Work to be completed:
Leave out the pictures, and write out exactly the lines from the beginning of the material to the line holding "const noteY = [1108, 1394, 1536, 1052, 630, 1791, 1366, 1043];", that line included, and nothing else.

Charts and diagrams as code
|---|
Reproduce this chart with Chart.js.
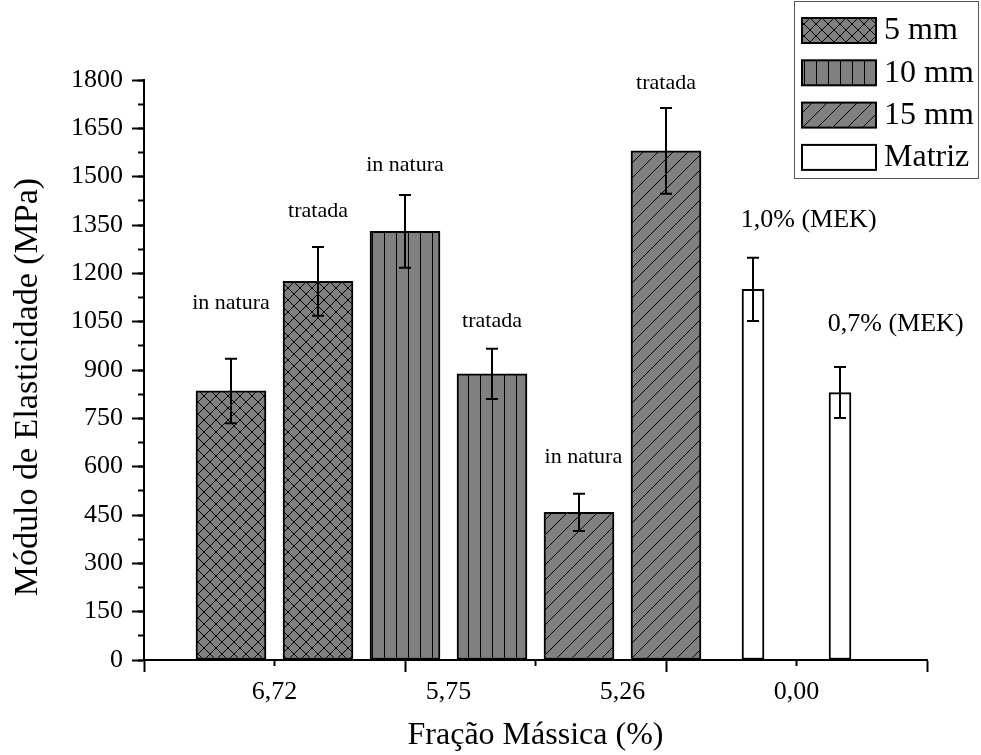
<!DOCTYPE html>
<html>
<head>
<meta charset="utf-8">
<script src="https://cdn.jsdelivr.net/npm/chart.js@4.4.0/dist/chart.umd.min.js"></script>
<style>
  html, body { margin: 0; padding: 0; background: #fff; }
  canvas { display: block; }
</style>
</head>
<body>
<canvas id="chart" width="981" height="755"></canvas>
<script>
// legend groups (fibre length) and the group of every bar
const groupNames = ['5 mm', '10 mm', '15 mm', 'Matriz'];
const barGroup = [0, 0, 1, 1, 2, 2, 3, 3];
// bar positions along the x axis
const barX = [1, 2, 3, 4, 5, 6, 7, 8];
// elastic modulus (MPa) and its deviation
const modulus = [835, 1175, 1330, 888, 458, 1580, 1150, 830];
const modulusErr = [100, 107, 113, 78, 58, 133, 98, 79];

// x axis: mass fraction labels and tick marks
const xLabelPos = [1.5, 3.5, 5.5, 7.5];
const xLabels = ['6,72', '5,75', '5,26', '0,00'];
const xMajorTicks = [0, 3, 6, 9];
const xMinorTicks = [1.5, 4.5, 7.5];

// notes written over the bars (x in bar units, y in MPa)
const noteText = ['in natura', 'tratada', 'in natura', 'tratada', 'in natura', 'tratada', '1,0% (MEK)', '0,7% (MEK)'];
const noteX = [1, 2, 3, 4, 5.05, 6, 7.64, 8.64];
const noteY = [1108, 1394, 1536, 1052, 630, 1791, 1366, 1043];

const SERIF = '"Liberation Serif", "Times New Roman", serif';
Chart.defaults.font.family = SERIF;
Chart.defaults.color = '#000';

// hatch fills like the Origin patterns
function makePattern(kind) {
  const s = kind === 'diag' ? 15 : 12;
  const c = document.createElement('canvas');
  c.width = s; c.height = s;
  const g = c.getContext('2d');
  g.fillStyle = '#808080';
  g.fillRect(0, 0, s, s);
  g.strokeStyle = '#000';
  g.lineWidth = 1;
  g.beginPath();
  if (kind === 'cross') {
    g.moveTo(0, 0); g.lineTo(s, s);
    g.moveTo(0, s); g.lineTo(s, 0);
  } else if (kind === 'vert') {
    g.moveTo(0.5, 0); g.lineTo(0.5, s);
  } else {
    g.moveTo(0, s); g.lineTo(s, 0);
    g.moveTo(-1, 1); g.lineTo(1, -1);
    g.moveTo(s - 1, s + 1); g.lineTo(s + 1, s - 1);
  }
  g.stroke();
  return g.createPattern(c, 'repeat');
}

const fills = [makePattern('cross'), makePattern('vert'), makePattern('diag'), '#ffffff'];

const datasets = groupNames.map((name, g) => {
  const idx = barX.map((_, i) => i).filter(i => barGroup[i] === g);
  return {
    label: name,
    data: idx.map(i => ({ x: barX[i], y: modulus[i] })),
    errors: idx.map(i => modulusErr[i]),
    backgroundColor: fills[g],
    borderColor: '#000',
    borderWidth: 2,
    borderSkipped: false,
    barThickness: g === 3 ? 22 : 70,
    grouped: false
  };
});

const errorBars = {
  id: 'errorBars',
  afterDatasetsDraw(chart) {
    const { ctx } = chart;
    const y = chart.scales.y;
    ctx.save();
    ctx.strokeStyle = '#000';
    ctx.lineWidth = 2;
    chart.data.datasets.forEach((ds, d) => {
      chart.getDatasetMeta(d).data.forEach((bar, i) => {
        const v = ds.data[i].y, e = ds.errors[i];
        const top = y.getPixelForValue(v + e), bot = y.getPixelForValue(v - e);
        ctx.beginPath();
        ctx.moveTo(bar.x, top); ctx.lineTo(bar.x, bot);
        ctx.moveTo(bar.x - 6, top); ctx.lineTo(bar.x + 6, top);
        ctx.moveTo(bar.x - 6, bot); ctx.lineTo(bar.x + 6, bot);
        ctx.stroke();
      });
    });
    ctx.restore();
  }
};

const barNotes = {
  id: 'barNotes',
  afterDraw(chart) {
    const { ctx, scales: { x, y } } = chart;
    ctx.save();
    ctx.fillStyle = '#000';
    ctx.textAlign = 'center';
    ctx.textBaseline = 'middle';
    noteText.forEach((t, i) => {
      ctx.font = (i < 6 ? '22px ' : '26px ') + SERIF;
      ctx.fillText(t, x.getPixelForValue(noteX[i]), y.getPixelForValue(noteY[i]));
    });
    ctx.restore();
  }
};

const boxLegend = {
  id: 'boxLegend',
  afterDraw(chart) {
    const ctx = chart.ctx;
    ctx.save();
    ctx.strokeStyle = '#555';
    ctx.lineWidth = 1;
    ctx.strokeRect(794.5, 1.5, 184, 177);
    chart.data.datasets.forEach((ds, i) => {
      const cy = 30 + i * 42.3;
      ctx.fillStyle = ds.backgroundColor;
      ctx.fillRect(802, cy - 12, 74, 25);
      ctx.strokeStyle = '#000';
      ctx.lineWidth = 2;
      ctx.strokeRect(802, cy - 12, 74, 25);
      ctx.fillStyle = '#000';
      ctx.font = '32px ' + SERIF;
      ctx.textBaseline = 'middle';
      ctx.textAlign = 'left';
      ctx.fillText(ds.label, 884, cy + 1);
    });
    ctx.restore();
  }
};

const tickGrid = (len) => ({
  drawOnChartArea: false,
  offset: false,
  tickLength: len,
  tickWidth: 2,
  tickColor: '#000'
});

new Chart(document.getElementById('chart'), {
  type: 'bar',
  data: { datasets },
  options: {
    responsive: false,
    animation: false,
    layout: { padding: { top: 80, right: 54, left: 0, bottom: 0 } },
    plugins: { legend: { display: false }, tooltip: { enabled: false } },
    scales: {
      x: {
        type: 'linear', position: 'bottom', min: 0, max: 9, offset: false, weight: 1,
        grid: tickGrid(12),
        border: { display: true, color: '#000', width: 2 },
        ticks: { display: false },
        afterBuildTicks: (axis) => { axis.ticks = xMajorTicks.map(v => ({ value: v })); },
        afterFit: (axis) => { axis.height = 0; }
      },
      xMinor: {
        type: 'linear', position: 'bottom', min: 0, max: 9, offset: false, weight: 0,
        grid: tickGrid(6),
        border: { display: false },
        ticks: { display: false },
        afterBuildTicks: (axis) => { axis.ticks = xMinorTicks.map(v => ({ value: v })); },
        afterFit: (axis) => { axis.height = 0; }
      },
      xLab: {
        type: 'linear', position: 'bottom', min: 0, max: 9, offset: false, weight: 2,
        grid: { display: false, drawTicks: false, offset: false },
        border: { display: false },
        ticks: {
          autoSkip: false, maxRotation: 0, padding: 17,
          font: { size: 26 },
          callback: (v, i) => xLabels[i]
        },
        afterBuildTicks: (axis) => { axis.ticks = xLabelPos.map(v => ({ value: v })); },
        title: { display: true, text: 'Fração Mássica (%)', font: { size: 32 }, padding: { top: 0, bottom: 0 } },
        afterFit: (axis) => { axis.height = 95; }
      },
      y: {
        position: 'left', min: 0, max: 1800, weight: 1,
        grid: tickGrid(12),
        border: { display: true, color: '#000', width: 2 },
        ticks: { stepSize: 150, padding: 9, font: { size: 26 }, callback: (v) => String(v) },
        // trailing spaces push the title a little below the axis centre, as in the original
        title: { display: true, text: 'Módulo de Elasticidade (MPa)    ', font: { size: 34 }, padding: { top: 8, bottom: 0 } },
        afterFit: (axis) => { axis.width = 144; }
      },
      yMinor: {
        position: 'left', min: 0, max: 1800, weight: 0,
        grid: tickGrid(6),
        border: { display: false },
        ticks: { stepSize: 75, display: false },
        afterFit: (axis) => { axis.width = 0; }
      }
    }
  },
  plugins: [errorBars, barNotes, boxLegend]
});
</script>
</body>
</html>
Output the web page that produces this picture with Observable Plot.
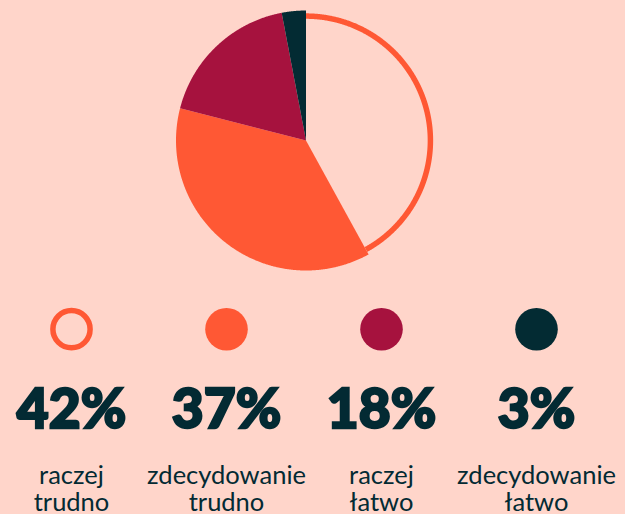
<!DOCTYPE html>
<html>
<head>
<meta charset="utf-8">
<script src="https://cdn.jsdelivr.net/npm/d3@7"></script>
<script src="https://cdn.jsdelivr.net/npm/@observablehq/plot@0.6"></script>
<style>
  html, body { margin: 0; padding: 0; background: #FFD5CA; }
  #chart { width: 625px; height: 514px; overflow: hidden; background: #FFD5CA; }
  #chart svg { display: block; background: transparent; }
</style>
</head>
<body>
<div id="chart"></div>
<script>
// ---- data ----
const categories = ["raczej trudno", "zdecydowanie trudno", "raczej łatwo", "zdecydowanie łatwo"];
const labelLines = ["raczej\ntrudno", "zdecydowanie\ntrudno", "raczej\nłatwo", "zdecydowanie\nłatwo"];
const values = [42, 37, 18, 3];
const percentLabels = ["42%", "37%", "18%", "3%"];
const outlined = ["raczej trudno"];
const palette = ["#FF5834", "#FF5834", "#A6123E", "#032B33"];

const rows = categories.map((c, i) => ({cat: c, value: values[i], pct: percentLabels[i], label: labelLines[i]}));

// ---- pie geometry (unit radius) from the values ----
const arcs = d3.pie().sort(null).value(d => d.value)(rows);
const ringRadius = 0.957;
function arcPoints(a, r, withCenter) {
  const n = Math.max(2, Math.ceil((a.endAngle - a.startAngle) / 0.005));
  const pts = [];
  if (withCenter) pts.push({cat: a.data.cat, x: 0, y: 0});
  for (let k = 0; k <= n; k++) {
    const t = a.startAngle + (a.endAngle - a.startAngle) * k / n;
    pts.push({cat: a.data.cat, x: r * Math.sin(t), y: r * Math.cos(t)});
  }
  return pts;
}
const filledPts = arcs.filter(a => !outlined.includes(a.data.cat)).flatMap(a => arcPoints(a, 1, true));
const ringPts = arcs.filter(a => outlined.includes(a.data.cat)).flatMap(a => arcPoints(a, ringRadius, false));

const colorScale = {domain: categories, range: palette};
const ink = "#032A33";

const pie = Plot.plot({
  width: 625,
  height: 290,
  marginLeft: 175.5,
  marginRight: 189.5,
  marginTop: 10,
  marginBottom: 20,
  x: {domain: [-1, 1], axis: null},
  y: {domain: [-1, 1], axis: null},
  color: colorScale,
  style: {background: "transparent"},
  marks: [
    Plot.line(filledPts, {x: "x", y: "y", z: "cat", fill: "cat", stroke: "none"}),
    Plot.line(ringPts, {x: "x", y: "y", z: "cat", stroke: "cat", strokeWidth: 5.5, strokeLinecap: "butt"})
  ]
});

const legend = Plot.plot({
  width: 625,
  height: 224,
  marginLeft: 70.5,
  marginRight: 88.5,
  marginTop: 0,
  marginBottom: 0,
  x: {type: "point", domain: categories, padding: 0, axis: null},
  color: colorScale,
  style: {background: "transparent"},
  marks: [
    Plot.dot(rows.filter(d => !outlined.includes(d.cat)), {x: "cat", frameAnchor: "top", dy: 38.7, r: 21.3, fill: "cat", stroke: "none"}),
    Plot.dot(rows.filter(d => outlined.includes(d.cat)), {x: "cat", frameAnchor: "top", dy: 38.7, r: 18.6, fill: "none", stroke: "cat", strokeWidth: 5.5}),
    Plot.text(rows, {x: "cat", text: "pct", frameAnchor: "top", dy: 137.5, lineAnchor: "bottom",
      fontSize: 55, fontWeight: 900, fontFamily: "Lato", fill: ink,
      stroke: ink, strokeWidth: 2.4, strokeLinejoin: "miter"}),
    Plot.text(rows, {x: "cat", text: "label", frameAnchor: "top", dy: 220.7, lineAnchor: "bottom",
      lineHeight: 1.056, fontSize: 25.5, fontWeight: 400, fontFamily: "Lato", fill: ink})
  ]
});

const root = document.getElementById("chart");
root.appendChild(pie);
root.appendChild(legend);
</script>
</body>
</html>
|---|
Output for this task:
Reproduce this chart with Chart.js.
<!DOCTYPE html>
<html>
<head>
<meta charset="utf-8">
<script src="https://cdn.jsdelivr.net/npm/chart.js@4.4.0/dist/chart.umd.min.js"></script>
<style>
  html, body { margin: 0; padding: 0; background: #fff; }
  canvas { display: block; }
</style>
</head>
<body>
<canvas id="chart" width="981" height="755"></canvas>
<script>
// legend groups (fibre length) and the group of every bar
const groupNames = ['5 mm', '10 mm', '15 mm', 'Matriz'];
const barGroup = [0, 0, 1, 1, 2, 2, 3, 3];
// bar positions along the x axis
const barX = [1, 2, 3, 4, 5, 6, 7, 8];
// elastic modulus (MPa) and its deviation
const modulus = [835, 1175, 1330, 888, 458, 1580, 1150, 830];
const modulusErr = [100, 107, 113, 78, 58, 133, 98, 79];

// x axis: mass fraction labels and tick marks
const xLabelPos = [1.5, 3.5, 5.5, 7.5];
const xLabels = ['6,72', '5,75', '5,26', '0,00'];
const xMajorTicks = [0, 3, 6, 9];
const xMinorTicks = [1.5, 4.5, 7.5];

// notes written over the bars (x in bar units, y in MPa)
const noteText = ['in natura', 'tratada', 'in natura', 'tratada', 'in natura', 'tratada', '1,0% (MEK)', '0,7% (MEK)'];
const noteX = [1, 2, 3, 4, 5.05, 6, 7.64, 8.64];
const noteY = [1108, 1394, 1536, 1052, 630, 1791, 1366, 1043];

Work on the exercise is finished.